— start —

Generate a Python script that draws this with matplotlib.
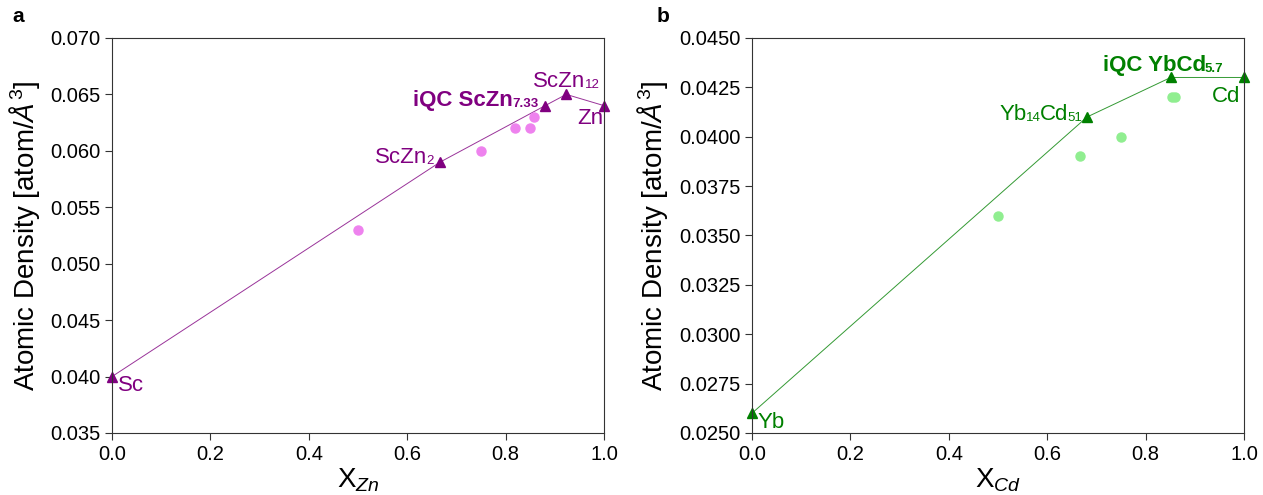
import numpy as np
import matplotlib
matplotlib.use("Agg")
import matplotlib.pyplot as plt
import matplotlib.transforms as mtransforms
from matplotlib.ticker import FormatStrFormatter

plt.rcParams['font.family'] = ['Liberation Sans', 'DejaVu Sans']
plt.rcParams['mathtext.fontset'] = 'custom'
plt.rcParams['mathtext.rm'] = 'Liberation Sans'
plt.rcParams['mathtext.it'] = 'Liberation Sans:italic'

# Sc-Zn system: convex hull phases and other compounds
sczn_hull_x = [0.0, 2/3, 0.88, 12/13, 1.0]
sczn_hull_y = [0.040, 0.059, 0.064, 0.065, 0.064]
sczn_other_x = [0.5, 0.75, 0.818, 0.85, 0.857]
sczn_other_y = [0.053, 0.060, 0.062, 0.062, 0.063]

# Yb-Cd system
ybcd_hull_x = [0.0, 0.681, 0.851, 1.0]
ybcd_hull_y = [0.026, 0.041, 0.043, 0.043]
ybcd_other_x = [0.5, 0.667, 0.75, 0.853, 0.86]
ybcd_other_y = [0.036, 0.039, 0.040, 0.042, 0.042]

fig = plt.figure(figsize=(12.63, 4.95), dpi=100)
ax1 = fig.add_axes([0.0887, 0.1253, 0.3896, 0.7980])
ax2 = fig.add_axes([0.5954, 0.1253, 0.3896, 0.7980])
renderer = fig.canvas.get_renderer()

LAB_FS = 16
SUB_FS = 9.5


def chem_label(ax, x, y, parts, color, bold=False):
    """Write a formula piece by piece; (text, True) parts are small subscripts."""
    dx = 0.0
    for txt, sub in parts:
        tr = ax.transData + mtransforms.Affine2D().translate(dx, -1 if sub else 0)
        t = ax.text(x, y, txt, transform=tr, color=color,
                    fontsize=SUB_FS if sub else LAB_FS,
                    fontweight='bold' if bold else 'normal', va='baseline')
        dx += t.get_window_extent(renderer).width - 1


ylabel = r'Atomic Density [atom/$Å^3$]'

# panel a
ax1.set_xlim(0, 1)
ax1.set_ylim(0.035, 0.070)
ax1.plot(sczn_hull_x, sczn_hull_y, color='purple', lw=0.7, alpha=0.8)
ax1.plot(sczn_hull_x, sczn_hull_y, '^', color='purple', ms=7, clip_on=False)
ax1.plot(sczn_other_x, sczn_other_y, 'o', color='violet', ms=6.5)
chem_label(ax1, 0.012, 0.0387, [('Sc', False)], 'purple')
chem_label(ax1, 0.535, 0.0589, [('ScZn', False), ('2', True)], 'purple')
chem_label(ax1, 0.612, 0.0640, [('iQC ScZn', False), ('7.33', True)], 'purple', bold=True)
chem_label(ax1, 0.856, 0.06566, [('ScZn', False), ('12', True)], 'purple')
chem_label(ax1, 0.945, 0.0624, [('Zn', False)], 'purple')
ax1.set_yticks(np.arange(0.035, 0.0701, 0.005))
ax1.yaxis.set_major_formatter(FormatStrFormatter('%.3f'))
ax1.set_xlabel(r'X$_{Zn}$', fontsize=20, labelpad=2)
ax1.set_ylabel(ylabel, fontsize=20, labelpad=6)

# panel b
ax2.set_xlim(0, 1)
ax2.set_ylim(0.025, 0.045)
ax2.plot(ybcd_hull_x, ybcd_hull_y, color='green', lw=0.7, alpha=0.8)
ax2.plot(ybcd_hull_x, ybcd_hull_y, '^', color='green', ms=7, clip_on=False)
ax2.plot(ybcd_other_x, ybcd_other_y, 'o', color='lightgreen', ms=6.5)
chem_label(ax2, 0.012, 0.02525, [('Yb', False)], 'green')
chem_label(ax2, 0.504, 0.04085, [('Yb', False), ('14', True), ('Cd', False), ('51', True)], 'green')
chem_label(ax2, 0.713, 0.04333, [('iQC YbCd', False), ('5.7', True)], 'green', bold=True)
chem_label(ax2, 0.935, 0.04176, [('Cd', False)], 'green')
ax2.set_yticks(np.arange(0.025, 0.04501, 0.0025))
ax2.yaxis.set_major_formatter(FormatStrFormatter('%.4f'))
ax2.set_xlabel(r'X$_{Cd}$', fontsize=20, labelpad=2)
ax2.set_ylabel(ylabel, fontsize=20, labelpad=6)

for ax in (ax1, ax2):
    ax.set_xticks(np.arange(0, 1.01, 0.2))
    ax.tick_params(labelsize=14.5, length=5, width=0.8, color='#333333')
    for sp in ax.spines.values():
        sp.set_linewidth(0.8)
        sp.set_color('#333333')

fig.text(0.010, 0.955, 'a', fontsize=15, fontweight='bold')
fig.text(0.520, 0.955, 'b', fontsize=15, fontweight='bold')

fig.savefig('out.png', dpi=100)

— end —
— start —

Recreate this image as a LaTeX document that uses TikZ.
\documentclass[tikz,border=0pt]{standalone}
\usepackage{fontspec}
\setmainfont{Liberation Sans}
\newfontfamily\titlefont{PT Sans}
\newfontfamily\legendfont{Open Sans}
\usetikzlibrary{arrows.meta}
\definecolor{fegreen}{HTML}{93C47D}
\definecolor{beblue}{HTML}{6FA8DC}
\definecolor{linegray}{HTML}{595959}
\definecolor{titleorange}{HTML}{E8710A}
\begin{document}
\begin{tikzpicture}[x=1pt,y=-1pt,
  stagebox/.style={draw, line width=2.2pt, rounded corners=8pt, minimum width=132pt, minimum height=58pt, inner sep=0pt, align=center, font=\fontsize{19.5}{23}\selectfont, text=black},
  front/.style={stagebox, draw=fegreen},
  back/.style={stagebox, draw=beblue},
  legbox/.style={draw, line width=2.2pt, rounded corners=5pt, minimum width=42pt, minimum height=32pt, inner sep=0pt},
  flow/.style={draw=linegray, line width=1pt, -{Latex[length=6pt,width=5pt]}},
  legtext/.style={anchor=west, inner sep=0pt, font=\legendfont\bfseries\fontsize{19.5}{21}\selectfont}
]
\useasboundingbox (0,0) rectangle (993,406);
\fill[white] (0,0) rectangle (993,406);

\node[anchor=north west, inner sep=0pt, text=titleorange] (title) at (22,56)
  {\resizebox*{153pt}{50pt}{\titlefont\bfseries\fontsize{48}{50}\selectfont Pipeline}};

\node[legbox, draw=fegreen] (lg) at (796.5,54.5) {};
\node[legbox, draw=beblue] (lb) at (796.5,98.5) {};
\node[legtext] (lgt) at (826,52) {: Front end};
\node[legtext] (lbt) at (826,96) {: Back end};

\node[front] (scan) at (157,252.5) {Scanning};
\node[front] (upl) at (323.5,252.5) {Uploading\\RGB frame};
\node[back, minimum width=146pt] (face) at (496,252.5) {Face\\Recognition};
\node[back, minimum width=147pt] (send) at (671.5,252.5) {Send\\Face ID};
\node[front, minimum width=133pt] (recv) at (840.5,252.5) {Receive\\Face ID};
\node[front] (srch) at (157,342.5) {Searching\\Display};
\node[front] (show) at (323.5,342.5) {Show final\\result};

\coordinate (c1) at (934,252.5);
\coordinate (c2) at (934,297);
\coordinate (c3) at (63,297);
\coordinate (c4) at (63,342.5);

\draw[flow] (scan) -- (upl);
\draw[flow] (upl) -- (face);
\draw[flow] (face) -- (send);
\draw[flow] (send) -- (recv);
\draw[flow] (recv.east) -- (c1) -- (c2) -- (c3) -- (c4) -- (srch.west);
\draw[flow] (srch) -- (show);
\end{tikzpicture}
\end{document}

— end —
— start —

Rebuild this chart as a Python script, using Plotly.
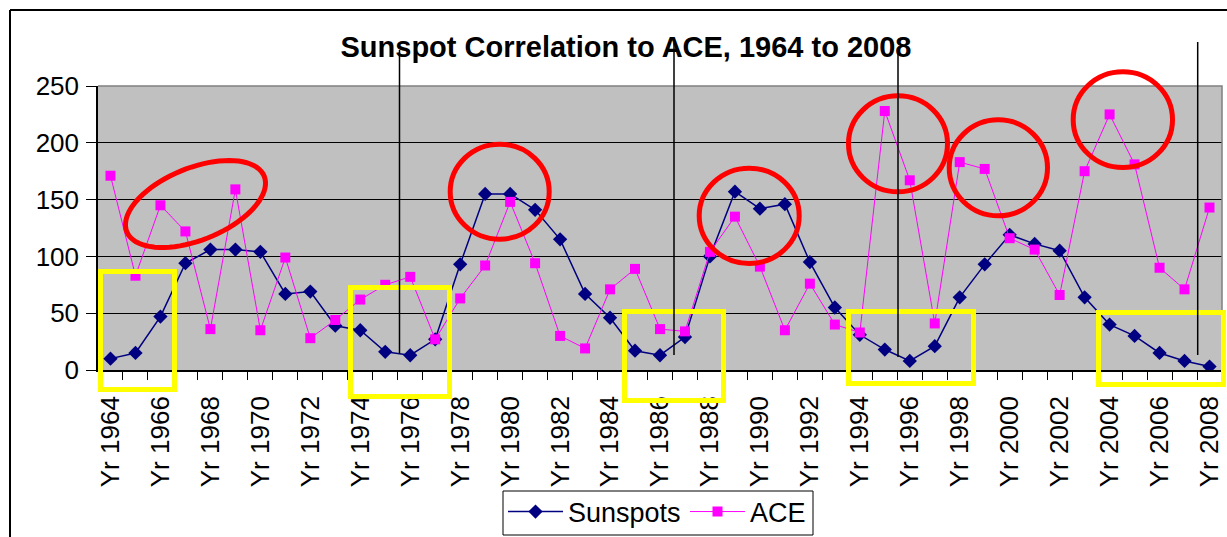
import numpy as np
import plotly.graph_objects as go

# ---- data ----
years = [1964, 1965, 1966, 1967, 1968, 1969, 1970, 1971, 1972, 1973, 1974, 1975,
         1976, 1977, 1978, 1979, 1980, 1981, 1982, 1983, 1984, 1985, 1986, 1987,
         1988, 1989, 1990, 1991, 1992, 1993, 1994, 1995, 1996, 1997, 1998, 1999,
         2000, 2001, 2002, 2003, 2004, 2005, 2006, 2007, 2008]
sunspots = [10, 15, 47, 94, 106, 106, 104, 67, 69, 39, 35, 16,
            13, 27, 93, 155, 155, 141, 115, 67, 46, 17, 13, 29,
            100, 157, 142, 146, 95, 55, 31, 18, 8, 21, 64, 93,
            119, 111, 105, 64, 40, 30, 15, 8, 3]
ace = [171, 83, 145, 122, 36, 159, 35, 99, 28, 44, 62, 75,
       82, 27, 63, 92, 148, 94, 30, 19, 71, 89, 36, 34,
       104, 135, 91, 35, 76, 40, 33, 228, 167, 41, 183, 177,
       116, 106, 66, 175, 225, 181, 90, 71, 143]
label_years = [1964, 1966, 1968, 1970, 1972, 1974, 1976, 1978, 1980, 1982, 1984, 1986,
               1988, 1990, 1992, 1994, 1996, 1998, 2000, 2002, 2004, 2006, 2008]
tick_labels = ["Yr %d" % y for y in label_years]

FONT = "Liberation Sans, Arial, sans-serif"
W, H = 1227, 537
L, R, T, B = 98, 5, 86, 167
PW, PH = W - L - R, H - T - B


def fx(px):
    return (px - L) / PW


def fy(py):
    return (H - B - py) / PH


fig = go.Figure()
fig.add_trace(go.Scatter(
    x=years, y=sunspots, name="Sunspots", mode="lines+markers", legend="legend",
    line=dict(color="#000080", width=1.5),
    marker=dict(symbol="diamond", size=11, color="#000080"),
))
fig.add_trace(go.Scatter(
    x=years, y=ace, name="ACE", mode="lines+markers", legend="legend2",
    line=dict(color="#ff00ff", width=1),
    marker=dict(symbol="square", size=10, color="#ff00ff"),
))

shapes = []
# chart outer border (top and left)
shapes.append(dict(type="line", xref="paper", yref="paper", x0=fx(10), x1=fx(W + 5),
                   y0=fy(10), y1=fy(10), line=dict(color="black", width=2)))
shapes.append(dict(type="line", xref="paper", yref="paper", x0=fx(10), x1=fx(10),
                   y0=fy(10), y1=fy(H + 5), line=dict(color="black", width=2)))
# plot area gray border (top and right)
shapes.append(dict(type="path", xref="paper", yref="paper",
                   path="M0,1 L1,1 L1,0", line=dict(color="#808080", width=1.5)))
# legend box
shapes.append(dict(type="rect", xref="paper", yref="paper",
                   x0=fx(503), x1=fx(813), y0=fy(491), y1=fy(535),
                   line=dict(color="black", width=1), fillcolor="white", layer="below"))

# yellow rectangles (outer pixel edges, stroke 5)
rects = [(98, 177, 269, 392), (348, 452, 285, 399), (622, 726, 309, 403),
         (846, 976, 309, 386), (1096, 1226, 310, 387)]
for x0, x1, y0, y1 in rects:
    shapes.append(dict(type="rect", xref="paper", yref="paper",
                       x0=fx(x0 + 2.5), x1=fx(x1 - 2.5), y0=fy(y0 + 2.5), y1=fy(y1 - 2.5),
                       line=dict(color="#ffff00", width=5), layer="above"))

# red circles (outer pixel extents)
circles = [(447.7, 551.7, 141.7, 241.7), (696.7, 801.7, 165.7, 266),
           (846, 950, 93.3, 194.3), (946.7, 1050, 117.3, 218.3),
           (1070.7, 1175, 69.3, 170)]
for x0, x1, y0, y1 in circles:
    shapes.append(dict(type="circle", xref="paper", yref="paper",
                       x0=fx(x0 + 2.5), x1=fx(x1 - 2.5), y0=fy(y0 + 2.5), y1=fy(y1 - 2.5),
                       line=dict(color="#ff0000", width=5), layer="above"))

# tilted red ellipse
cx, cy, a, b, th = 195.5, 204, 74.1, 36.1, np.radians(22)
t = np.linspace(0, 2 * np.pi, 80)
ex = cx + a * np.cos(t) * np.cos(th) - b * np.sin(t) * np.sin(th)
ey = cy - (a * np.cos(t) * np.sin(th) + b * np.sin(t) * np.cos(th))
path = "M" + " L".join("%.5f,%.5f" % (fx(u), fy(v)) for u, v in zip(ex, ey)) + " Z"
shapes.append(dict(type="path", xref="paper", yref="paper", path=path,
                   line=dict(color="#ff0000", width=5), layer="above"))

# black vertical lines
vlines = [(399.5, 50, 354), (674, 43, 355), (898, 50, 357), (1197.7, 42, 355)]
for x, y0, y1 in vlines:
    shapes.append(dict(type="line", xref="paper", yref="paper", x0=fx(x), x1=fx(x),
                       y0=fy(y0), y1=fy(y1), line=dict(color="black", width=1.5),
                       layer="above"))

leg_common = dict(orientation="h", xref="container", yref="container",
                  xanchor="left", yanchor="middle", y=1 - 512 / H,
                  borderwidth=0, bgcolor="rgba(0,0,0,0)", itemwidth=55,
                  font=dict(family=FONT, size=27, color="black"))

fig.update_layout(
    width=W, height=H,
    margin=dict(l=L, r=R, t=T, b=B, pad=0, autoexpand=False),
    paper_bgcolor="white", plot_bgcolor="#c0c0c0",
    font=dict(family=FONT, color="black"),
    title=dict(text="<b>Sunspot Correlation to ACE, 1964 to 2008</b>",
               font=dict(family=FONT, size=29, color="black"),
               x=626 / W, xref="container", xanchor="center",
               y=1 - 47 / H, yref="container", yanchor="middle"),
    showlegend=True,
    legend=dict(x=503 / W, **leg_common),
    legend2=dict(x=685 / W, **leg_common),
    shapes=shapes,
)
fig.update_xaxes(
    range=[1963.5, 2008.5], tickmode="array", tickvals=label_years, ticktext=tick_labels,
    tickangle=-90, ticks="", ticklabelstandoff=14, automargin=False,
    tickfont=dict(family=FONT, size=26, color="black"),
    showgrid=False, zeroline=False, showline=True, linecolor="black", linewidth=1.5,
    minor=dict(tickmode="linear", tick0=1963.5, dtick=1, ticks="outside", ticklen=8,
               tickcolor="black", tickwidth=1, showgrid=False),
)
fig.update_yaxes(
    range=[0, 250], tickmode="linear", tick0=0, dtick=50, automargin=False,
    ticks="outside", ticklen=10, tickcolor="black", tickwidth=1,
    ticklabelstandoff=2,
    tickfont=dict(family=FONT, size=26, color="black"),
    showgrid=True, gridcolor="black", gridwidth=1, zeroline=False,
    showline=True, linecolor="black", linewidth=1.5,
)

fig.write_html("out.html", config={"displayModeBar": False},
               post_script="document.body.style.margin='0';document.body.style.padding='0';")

— end —

Problem description ▸
Look above and copy only the lines from the one holding "Rebuild this chart" to the one holding "import plotly.graph_objects as go", both included, exactly, minus the pictures.

Expected answer ▸
Rebuild this chart as a Python script, using Plotly.
import numpy as np
import plotly.graph_objects as go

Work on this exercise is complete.